* **What is expected**: Your copy of the material below should match it exactly, except that it holds no pictures.

* **Stored data**:
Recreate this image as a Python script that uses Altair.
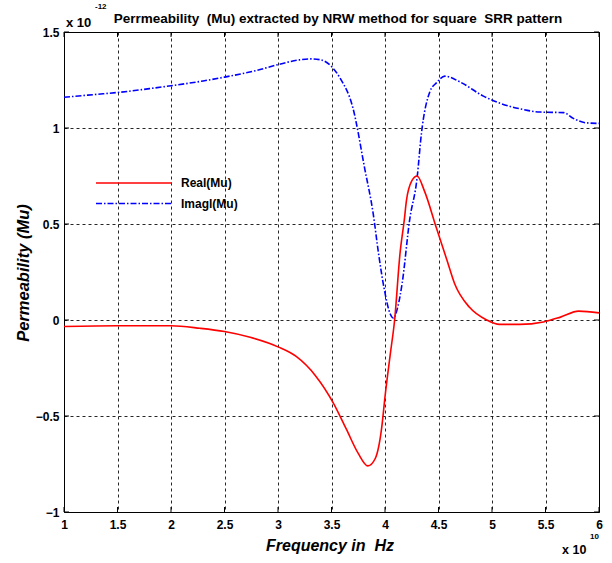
import altair as alt
import pandas as pd

# ---- data (frequency in units of 1e10 Hz, permeability in units of 1e-12) ----
freq_imag = [1.0, 1.3, 1.5, 1.8, 2.0, 2.3, 2.5, 2.8, 3.0, 3.2, 3.3, 3.4, 3.5, 3.58,
             3.70, 3.81, 3.89, 3.94, 3.99, 4.05, 4.08, 4.12, 4.16, 4.23, 4.30, 4.34,
             4.42, 4.48, 4.56, 4.70, 4.92, 5.07, 5.26, 5.45, 5.67, 5.76, 5.88, 6.0]
imag_mu = [1.16, 1.175, 1.185, 1.205, 1.22, 1.245, 1.265, 1.30, 1.33, 1.355, 1.36, 1.355,
           1.32, 1.26, 1.105, 0.79, 0.553, 0.345, 0.17, 0.03, 0.01, 0.07, 0.19, 0.52,
           0.74, 0.97, 1.19, 1.235, 1.27, 1.24, 1.166, 1.13, 1.10, 1.083, 1.08, 1.05,
           1.027, 1.024]

freq_real = [1.0, 1.5, 2.0, 2.27, 2.5, 2.74, 3.0, 3.17, 3.35, 3.52, 3.64, 3.75, 3.84,
             3.91, 3.97, 4.0, 4.05, 4.09, 4.14, 4.18, 4.20, 4.25, 4.30, 4.37, 4.48,
             4.58, 4.65, 4.79, 4.95, 5.07, 5.26, 5.48, 5.64, 5.81, 6.0]
real_mu = [-0.034, -0.03, -0.03, -0.043, -0.06, -0.09, -0.14, -0.19, -0.29, -0.435,
           -0.57, -0.695, -0.76, -0.72, -0.557, -0.40, -0.175, 0.0, 0.345, 0.52, 0.62,
           0.724, 0.75, 0.67, 0.48, 0.31, 0.19, 0.066, 0.0, -0.023, -0.023, -0.01,
           0.015, 0.046, 0.037]

x_ticks = [1, 1.5, 2, 2.5, 3, 3.5, 4, 4.5, 5, 5.5, 6]
y_ticks = [-1, -0.5, 0, 0.5, 1, 1.5]
legend_labels = ["Real(Mu)", "Imagl(Mu)"]
title_text = "Perrmeability\u00a0\u00a0(Mu) extracted by NRW method for square\u00a0\u00a0SRR pattern"
x_title = "Frequency in\u00a0\u00a0Hz"
y_title = "Permeability (Mu)"

W, H = 535, 480
FONT = "Liberation Sans"

df_real = pd.DataFrame({"f": freq_real, "mu": real_mu})
df_imag = pd.DataFrame({"f": freq_imag, "mu": imag_mu})
df_xt = pd.DataFrame({"f": x_ticks})
df_yt = pd.DataFrame({"mu": y_ticks})
dummy = alt.Data(values=[{"a": 1}])

xs = alt.Scale(domain=[1, 6], nice=False, zero=False)
ys = alt.Scale(domain=[-1, 1.5], nice=False, zero=False)

axis_common = dict(title=None, grid=True, gridDash=[3, 3], gridColor="#000000",
                   gridOpacity=0.85, gridWidth=1, ticks=False, domain=False,
                   labelFont=FONT, labelFontWeight="bold", labelFontSize=12,
                   labelColor="#000000", labelFlush=False, labelOverlap=False,
                   format="~g")

x_axis = alt.Axis(values=x_ticks, labelPadding=7, **axis_common)
y_axis = alt.Axis(values=y_ticks, labelPadding=5, **axis_common)

X = alt.X("f:Q", scale=xs, axis=x_axis)
Y = alt.Y("mu:Q", scale=ys, axis=y_axis)

imag_line = alt.Chart(df_imag).mark_line(
    color="#0000ff", strokeWidth=1.6, strokeDash=[6, 2, 1.5, 2], interpolate="monotone"
).encode(x=X, y=Y)

real_line = alt.Chart(df_real).mark_line(
    color="#ff0000", strokeWidth=1.6, interpolate="monotone"
).encode(x=X, y=Y)

# inward ticks
tick_bottom = alt.Chart(df_xt).mark_rule(color="black").encode(
    x=X, y=alt.value(H), y2=alt.value(H - 5))
tick_top = alt.Chart(df_xt).mark_rule(color="black").encode(
    x=X, y=alt.value(0), y2=alt.value(5))
tick_left = alt.Chart(df_yt).mark_rule(color="black").encode(
    y=Y, x=alt.value(0), x2=alt.value(5))
tick_right = alt.Chart(df_yt).mark_rule(color="black").encode(
    y=Y, x=alt.value(W), x2=alt.value(W - 5))


def txt(text, x, y, size=12, weight="bold", style="normal", align="left", angle=0):
    kw = dict(font=FONT, fontSize=size, fontWeight=weight, fontStyle=style,
              align=align, baseline="middle", color="black")
    if angle:
        kw["angle"] = angle
    return alt.Chart(dummy).mark_text(**kw).encode(
        x=alt.value(x), y=alt.value(y), text=alt.value(text))


# legend
leg_real = alt.Chart(dummy).mark_rule(color="#ff0000", strokeWidth=1.6).encode(
    x=alt.value(32), x2=alt.value(108), y=alt.value(151))
leg_imag = alt.Chart(dummy).mark_rule(color="#0000ff", strokeWidth=1.6,
                                      strokeDash=[6, 2, 1.5, 2]).encode(
    x=alt.value(32), x2=alt.value(108), y=alt.value(171.5))

texts = [
    txt(title_text, 274, -13, size=13.5, align="center"),
    txt("x 10", 2, -9.5, size=13),
    txt("-12", 31, -25.5, size=8),
    txt(x_title, 266, 514, size=16, style="italic", align="center"),
    txt("x 10", 498, 518, size=12.5),
    txt("10", 526, 505, size=8),
    txt(y_title, -40, 241, size=16.5, style="italic", align="center", angle=270),
    txt(legend_labels[0], 117, 151, size=12),
    txt(legend_labels[1], 117, 172, size=12),
]

chart = alt.layer(
    imag_line, real_line, tick_bottom, tick_top, tick_left, tick_right,
    leg_real, leg_imag, *texts
).properties(
    width=W, height=H,
    autosize=alt.AutoSizeParams(type="none"),
    padding={"left": 64, "top": 32, "right": 13, "bottom": 51},
    background="white",
).configure_view(stroke="black", strokeWidth=1)

chart.save("out.html", embed_options={"renderer": "svg", "actions": False})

* **The result**:
Recreate this image as a Python script that uses Altair.
import altair as alt
import pandas as pd

# ---- data (frequency in units of 1e10 Hz, permeability in units of 1e-12) ----
freq_imag = [1.0, 1.3, 1.5, 1.8, 2.0, 2.3, 2.5, 2.8, 3.0, 3.2, 3.3, 3.4, 3.5, 3.58,
             3.70, 3.81, 3.89, 3.94, 3.99, 4.05, 4.08, 4.12, 4.16, 4.23, 4.30, 4.34,
             4.42, 4.48, 4.56, 4.70, 4.92, 5.07, 5.26, 5.45, 5.67, 5.76, 5.88, 6.0]
imag_mu = [1.16, 1.175, 1.185, 1.205, 1.22, 1.245, 1.265, 1.30, 1.33, 1.355, 1.36, 1.355,
           1.32, 1.26, 1.105, 0.79, 0.553, 0.345, 0.17, 0.03, 0.01, 0.07, 0.19, 0.52,
           0.74, 0.97, 1.19, 1.235, 1.27, 1.24, 1.166, 1.13, 1.10, 1.083, 1.08, 1.05,
           1.027, 1.024]

freq_real = [1.0, 1.5, 2.0, 2.27, 2.5, 2.74, 3.0, 3.17, 3.35, 3.52, 3.64, 3.75, 3.84,
             3.91, 3.97, 4.0, 4.05, 4.09, 4.14, 4.18, 4.20, 4.25, 4.30, 4.37, 4.48,
             4.58, 4.65, 4.79, 4.95, 5.07, 5.26, 5.48, 5.64, 5.81, 6.0]
real_mu = [-0.034, -0.03, -0.03, -0.043, -0.06, -0.09, -0.14, -0.19, -0.29, -0.435,
           -0.57, -0.695, -0.76, -0.72, -0.557, -0.40, -0.175, 0.0, 0.345, 0.52, 0.62,
           0.724, 0.75, 0.67, 0.48, 0.31, 0.19, 0.066, 0.0, -0.023, -0.023, -0.01,
           0.015, 0.046, 0.037]

x_ticks = [1, 1.5, 2, 2.5, 3, 3.5, 4, 4.5, 5, 5.5, 6]
y_ticks = [-1, -0.5, 0, 0.5, 1, 1.5]
legend_labels = ["Real(Mu)", "Imagl(Mu)"]
title_text = "Perrmeability\u00a0\u00a0(Mu) extracted by NRW method for square\u00a0\u00a0SRR pattern"
x_title = "Frequency in\u00a0\u00a0Hz"
y_title = "Permeability (Mu)"

W, H = 535, 480
FONT = "Liberation Sans"

df_real = pd.DataFrame({"f": freq_real, "mu": real_mu})
df_imag = pd.DataFrame({"f": freq_imag, "mu": imag_mu})
df_xt = pd.DataFrame({"f": x_ticks})
df_yt = pd.DataFrame({"mu": y_ticks})
dummy = alt.Data(values=[{"a": 1}])

xs = alt.Scale(domain=[1, 6], nice=False, zero=False)
ys = alt.Scale(domain=[-1, 1.5], nice=False, zero=False)

axis_common = dict(title=None, grid=True, gridDash=[3, 3], gridColor="#000000",
                   gridOpacity=0.85, gridWidth=1, ticks=False, domain=False,
                   labelFont=FONT, labelFontWeight="bold", labelFontSize=12,
                   labelColor="#000000", labelFlush=False, labelOverlap=False,
                   format="~g")

x_axis = alt.Axis(values=x_ticks, labelPadding=7, **axis_common)
y_axis = alt.Axis(values=y_ticks, labelPadding=5, **axis_common)

X = alt.X("f:Q", scale=xs, axis=x_axis)
Y = alt.Y("mu:Q", scale=ys, axis=y_axis)

imag_line = alt.Chart(df_imag).mark_line(
    color="#0000ff", strokeWidth=1.6, strokeDash=[6, 2, 1.5, 2], interpolate="monotone"
).encode(x=X, y=Y)

real_line = alt.Chart(df_real).mark_line(
    color="#ff0000", strokeWidth=1.6, interpolate="monotone"
).encode(x=X, y=Y)

# inward ticks
tick_bottom = alt.Chart(df_xt).mark_rule(color="black").encode(
    x=X, y=alt.value(H), y2=alt.value(H - 5))
tick_top = alt.Chart(df_xt).mark_rule(color="black").encode(
    x=X, y=alt.value(0), y2=alt.value(5))
tick_left = alt.Chart(df_yt).mark_rule(color="black").encode(
    y=Y, x=alt.value(0), x2=alt.value(5))
tick_right = alt.Chart(df_yt).mark_rule(color="black").encode(
    y=Y, x=alt.value(W), x2=alt.value(W - 5))


def txt(text, x, y, size=12, weight="bold", style="normal", align="left", angle=0):
    kw = dict(font=FONT, fontSize=size, fontWeight=weight, fontStyle=style,
              align=align, baseline="middle", color="black")
    if angle:
        kw["angle"] = angle
    return alt.Chart(dummy).mark_text(**kw).encode(
        x=alt.value(x), y=alt.value(y), text=alt.value(text))


# legend
leg_real = alt.Chart(dummy).mark_rule(color="#ff0000", strokeWidth=1.6).encode(
    x=alt.value(32), x2=alt.value(108), y=alt.value(151))
leg_imag = alt.Chart(dummy).mark_rule(color="#0000ff", strokeWidth=1.6,
                                      strokeDash=[6, 2, 1.5, 2]).encode(
    x=alt.value(32), x2=alt.value(108), y=alt.value(171.5))

texts = [
    txt(title_text, 274, -13, size=13.5, align="center"),
    txt("x 10", 2, -9.5, size=13),
    txt("-12", 31, -25.5, size=8),
    txt(x_title, 266, 514, size=16, style="italic", align="center"),
    txt("x 10", 498, 518, size=12.5),
    txt("10", 526, 505, size=8),
    txt(y_title, -40, 241, size=16.5, style="italic", align="center", angle=270),
    txt(legend_labels[0], 117, 151, size=12),
    txt(legend_labels[1], 117, 172, size=12),
]

chart = alt.layer(
    imag_line, real_line, tick_bottom, tick_top, tick_left, tick_right,
    leg_real, leg_imag, *texts
).properties(
    width=W, height=H,
    autosize=alt.AutoSizeParams(type="none"),
    padding={"left": 64, "top": 32, "right": 13, "bottom": 51},
    background="white",
).configure_view(stroke="black", strokeWidth=1)

chart.save("out.html", embed_options={"renderer": "svg", "actions": False})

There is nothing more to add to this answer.